_Problem to work on_
Output all the data exactly. Pictures do not belong in the copy.

_Collected material_
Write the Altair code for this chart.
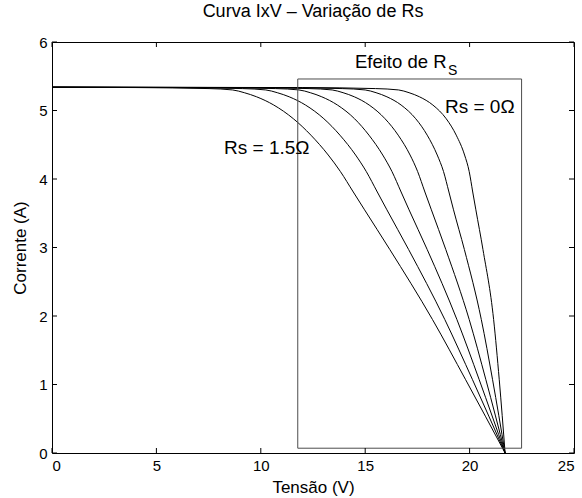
import altair as alt
import pandas as pd

# Current levels (A) shared by all the I-V curves
corrente = [5.34, 5.335, 5.32, 5.30, 5.26, 5.20, 5.08, 4.88, 4.64, 4.35,
            4.11, 3.81, 3.55, 2.97, 1.95, 1.07, 0.0]

# Voltage (V) of each curve at the current levels above, one list per Rs
tensao_rs_00 = [0.0, 12.0, 15.5, 16.6, 17.1, 17.6, 18.24, 18.88, 19.36, 19.76,
                19.98, 20.15, 20.30, 20.64, 21.15, 21.42, 21.70]
tensao_rs_03 = [0.0, 10.4, 13.9, 15.0, 15.52, 16.04, 16.72, 17.42, 17.97, 18.45,
                18.75, 19.01, 19.23, 19.75, 20.56, 21.10, 21.70]
tensao_rs_06 = [0.0, 8.8, 12.31, 13.42, 13.94, 14.48, 15.19, 15.95, 16.58, 17.15,
                17.51, 17.86, 18.17, 18.86, 19.98, 20.78, 21.70]
tensao_rs_09 = [0.0, 7.2, 10.71, 11.83, 12.37, 12.92, 13.67, 14.49, 15.18, 15.84,
                16.28, 16.72, 17.10, 17.97, 19.39, 20.46, 21.70]
tensao_rs_12 = [0.0, 5.6, 9.12, 10.24, 10.79, 11.36, 12.14, 13.02, 13.79, 14.54,
                15.05, 15.58, 16.04, 17.08, 18.81, 20.14, 21.70]
tensao_rs_15 = [0.0, 4.0, 7.52, 8.65, 9.21, 9.80, 10.62, 11.56, 12.40, 13.23,
                13.81, 14.43, 14.97, 16.18, 18.22, 19.81, 21.70]

rs_valores = ["0", "0.3", "0.6", "0.9", "1.2", "1.5"]
tensoes = [tensao_rs_00, tensao_rs_03, tensao_rs_06,
           tensao_rs_09, tensao_rs_12, tensao_rs_15]

# "Efeito de Rs" box limits
caixa_tensao = [11.77, 22.49]
caixa_corrente = [0.07, 5.46]

# Axis ticks
ticks_x = [0, 5, 10, 15, 20, 25]
ticks_y = [0, 1, 2, 3, 4, 5, 6]

# Annotations
rotulos_texto = ["Rs = 1.5\u03a9", "Rs = 0\u03a9"]
rotulos_tensao = [8.24, 18.82]
rotulos_corrente = [4.37, 4.97]
efeito_texto = ["Efeito de R"]
efeito_tensao = [14.51]
efeito_corrente = [5.625]
subscrito_texto = ["S"]
subscrito_tensao = [18.97]
subscrito_corrente = [5.52]

FONT = "Liberation Sans"
W, H = 522, 411

linhas = []
for rs, tens in zip(rs_valores, tensoes):
    for v, i in zip(tens, corrente):
        linhas.append({"Rs": rs, "V": v, "I": i})
curvas_df = pd.DataFrame(linhas)

x_scale = alt.Scale(domain=[0, 25], nice=False, zero=False)
y_scale = alt.Scale(domain=[0, 6], nice=False, zero=False)

eixo_x = alt.Axis(values=ticks_x, labelPadding=5, titleY=39, titleBaseline="alphabetic")
eixo_y = alt.Axis(values=ticks_y, labelPadding=5, titleX=-27, titleY=H / 2,
                  titleBaseline="alphabetic")


def enc_x(campo):
    return alt.X(campo, type="quantitative", scale=x_scale, axis=eixo_x, title="Tensão (V)")


def enc_y(campo):
    return alt.Y(campo, type="quantitative", scale=y_scale, axis=eixo_y, title="Corrente (A)")


curvas = alt.Chart(curvas_df).mark_line(
    color="black", strokeWidth=1, interpolate="monotone"
).encode(x=enc_x("V"), y=enc_y("I"), detail="Rs:N")

caixa_df = pd.DataFrame({
    "V": [caixa_tensao[0]], "V2": [caixa_tensao[1]],
    "I": [caixa_corrente[0]], "I2": [caixa_corrente[1]],
})
caixa = alt.Chart(caixa_df).mark_rect(
    fill="white", fillOpacity=0, stroke="#4d4d4d", strokeWidth=1
).encode(x=enc_x("V"), x2="V2", y=enc_y("I"), y2="I2")

# Inward tick marks on all four sides of the frame
tx_df = pd.DataFrame({"V": ticks_x})
ty_df = pd.DataFrame({"I": ticks_y})
tk_bottom = alt.Chart(tx_df).mark_rule(color="black").encode(
    x=enc_x("V"), y=alt.value(H), y2=alt.value(H - 5))
tk_top = alt.Chart(tx_df).mark_rule(color="black").encode(
    x=enc_x("V"), y=alt.value(0), y2=alt.value(5))
tk_left = alt.Chart(ty_df).mark_rule(color="black").encode(
    y=enc_y("I"), x=alt.value(0), x2=alt.value(5))
tk_right = alt.Chart(ty_df).mark_rule(color="black").encode(
    y=enc_y("I"), x=alt.value(W), x2=alt.value(W - 5))

rot_df = pd.DataFrame({"V": rotulos_tensao, "I": rotulos_corrente, "t": rotulos_texto})
rotulos = alt.Chart(rot_df).mark_text(
    font=FONT, fontSize=19, align="left", baseline="alphabetic", color="black"
).encode(x=enc_x("V"), y=enc_y("I"), text="t:N")

ef_df = pd.DataFrame({"V": efeito_tensao, "I": efeito_corrente, "t": efeito_texto})
efeito = alt.Chart(ef_df).mark_text(
    font=FONT, fontSize=18.5, align="left", baseline="alphabetic", color="black"
).encode(x=enc_x("V"), y=enc_y("I"), text="t:N")

sub_df = pd.DataFrame({"V": subscrito_tensao, "I": subscrito_corrente, "t": subscrito_texto})
subscrito = alt.Chart(sub_df).mark_text(
    font=FONT, fontSize=14, align="left", baseline="alphabetic", color="black"
).encode(x=enc_x("V"), y=enc_y("I"), text="t:N")

chart = alt.layer(
    curvas, caixa, tk_bottom, tk_top, tk_left, tk_right, rotulos, efeito, subscrito
).properties(
    width=W, height=H,
    background="white",
    title=alt.TitleParams("Curva IxV – Variação de Rs", font=FONT, fontSize=18,
                          fontWeight="normal", anchor="middle", offset=14,
                          color="black"),
    autosize=alt.AutoSizeParams(type="none"),
    padding={"left": 52, "top": 42, "right": 8, "bottom": 45},
).configure_view(
    stroke="black", strokeWidth=1
).configure_axis(
    labelFont=FONT, labelFontSize=15, labelColor="black",
    titleFont=FONT, titleFontSize=17, titleFontWeight="normal", titleColor="black",
    ticks=False, domain=False, grid=False,
)

chart.save("out.html", embed_options={"renderer": "svg", "actions": False})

_Finished task_
Write the Altair code for this chart.
import altair as alt
import pandas as pd

# Current levels (A) shared by all the I-V curves
corrente = [5.34, 5.335, 5.32, 5.30, 5.26, 5.20, 5.08, 4.88, 4.64, 4.35,
            4.11, 3.81, 3.55, 2.97, 1.95, 1.07, 0.0]

# Voltage (V) of each curve at the current levels above, one list per Rs
tensao_rs_00 = [0.0, 12.0, 15.5, 16.6, 17.1, 17.6, 18.24, 18.88, 19.36, 19.76,
                19.98, 20.15, 20.30, 20.64, 21.15, 21.42, 21.70]
tensao_rs_03 = [0.0, 10.4, 13.9, 15.0, 15.52, 16.04, 16.72, 17.42, 17.97, 18.45,
                18.75, 19.01, 19.23, 19.75, 20.56, 21.10, 21.70]
tensao_rs_06 = [0.0, 8.8, 12.31, 13.42, 13.94, 14.48, 15.19, 15.95, 16.58, 17.15,
                17.51, 17.86, 18.17, 18.86, 19.98, 20.78, 21.70]
tensao_rs_09 = [0.0, 7.2, 10.71, 11.83, 12.37, 12.92, 13.67, 14.49, 15.18, 15.84,
                16.28, 16.72, 17.10, 17.97, 19.39, 20.46, 21.70]
tensao_rs_12 = [0.0, 5.6, 9.12, 10.24, 10.79, 11.36, 12.14, 13.02, 13.79, 14.54,
                15.05, 15.58, 16.04, 17.08, 18.81, 20.14, 21.70]
tensao_rs_15 = [0.0, 4.0, 7.52, 8.65, 9.21, 9.80, 10.62, 11.56, 12.40, 13.23,
                13.81, 14.43, 14.97, 16.18, 18.22, 19.81, 21.70]

rs_valores = ["0", "0.3", "0.6", "0.9", "1.2", "1.5"]
tensoes = [tensao_rs_00, tensao_rs_03, tensao_rs_06,
           tensao_rs_09, tensao_rs_12, tensao_rs_15]

# "Efeito de Rs" box limits
caixa_tensao = [11.77, 22.49]
caixa_corrente = [0.07, 5.46]

# Axis ticks
ticks_x = [0, 5, 10, 15, 20, 25]
ticks_y = [0, 1, 2, 3, 4, 5, 6]

# Annotations
rotulos_texto = ["Rs = 1.5\u03a9", "Rs = 0\u03a9"]
rotulos_tensao = [8.24, 18.82]
rotulos_corrente = [4.37, 4.97]
efeito_texto = ["Efeito de R"]
efeito_tensao = [14.51]
efeito_corrente = [5.625]
subscrito_texto = ["S"]
subscrito_tensao = [18.97]
subscrito_corrente = [5.52]

FONT = "Liberation Sans"
W, H = 522, 411

linhas = []
for rs, tens in zip(rs_valores, tensoes):
    for v, i in zip(tens, corrente):
        linhas.append({"Rs": rs, "V": v, "I": i})
curvas_df = pd.DataFrame(linhas)

x_scale = alt.Scale(domain=[0, 25], nice=False, zero=False)
y_scale = alt.Scale(domain=[0, 6], nice=False, zero=False)

eixo_x = alt.Axis(values=ticks_x, labelPadding=5, titleY=39, titleBaseline="alphabetic")
eixo_y = alt.Axis(values=ticks_y, labelPadding=5, titleX=-27, titleY=H / 2,
                  titleBaseline="alphabetic")


def enc_x(campo):
    return alt.X(campo, type="quantitative", scale=x_scale, axis=eixo_x, title="Tensão (V)")


def enc_y(campo):
    return alt.Y(campo, type="quantitative", scale=y_scale, axis=eixo_y, title="Corrente (A)")


curvas = alt.Chart(curvas_df).mark_line(
    color="black", strokeWidth=1, interpolate="monotone"
).encode(x=enc_x("V"), y=enc_y("I"), detail="Rs:N")

caixa_df = pd.DataFrame({
    "V": [caixa_tensao[0]], "V2": [caixa_tensao[1]],
    "I": [caixa_corrente[0]], "I2": [caixa_corrente[1]],
})
caixa = alt.Chart(caixa_df).mark_rect(
    fill="white", fillOpacity=0, stroke="#4d4d4d", strokeWidth=1
).encode(x=enc_x("V"), x2="V2", y=enc_y("I"), y2="I2")

# Inward tick marks on all four sides of the frame
tx_df = pd.DataFrame({"V": ticks_x})
ty_df = pd.DataFrame({"I": ticks_y})
tk_bottom = alt.Chart(tx_df).mark_rule(color="black").encode(
    x=enc_x("V"), y=alt.value(H), y2=alt.value(H - 5))
tk_top = alt.Chart(tx_df).mark_rule(color="black").encode(
    x=enc_x("V"), y=alt.value(0), y2=alt.value(5))
tk_left = alt.Chart(ty_df).mark_rule(color="black").encode(
    y=enc_y("I"), x=alt.value(0), x2=alt.value(5))
tk_right = alt.Chart(ty_df).mark_rule(color="black").encode(
    y=enc_y("I"), x=alt.value(W), x2=alt.value(W - 5))

rot_df = pd.DataFrame({"V": rotulos_tensao, "I": rotulos_corrente, "t": rotulos_texto})
rotulos = alt.Chart(rot_df).mark_text(
    font=FONT, fontSize=19, align="left", baseline="alphabetic", color="black"
).encode(x=enc_x("V"), y=enc_y("I"), text="t:N")

ef_df = pd.DataFrame({"V": efeito_tensao, "I": efeito_corrente, "t": efeito_texto})
efeito = alt.Chart(ef_df).mark_text(
    font=FONT, fontSize=18.5, align="left", baseline="alphabetic", color="black"
).encode(x=enc_x("V"), y=enc_y("I"), text="t:N")

sub_df = pd.DataFrame({"V": subscrito_tensao, "I": subscrito_corrente, "t": subscrito_texto})
subscrito = alt.Chart(sub_df).mark_text(
    font=FONT, fontSize=14, align="left", baseline="alphabetic", color="black"
).encode(x=enc_x("V"), y=enc_y("I"), text="t:N")

chart = alt.layer(
    curvas, caixa, tk_bottom, tk_top, tk_left, tk_right, rotulos, efeito, subscrito
).properties(
    width=W, height=H,
    background="white",
    title=alt.TitleParams("Curva IxV – Variação de Rs", font=FONT, fontSize=18,
                          fontWeight="normal", anchor="middle", offset=14,
                          color="black"),
    autosize=alt.AutoSizeParams(type="none"),
    padding={"left": 52, "top": 42, "right": 8, "bottom": 45},
).configure_view(
    stroke="black", strokeWidth=1
).configure_axis(
    labelFont=FONT, labelFontSize=15, labelColor="black",
    titleFont=FONT, titleFontSize=17, titleFontWeight="normal", titleColor="black",
    ticks=False, domain=False, grid=False,
)

chart.save("out.html", embed_options={"renderer": "svg", "actions": False})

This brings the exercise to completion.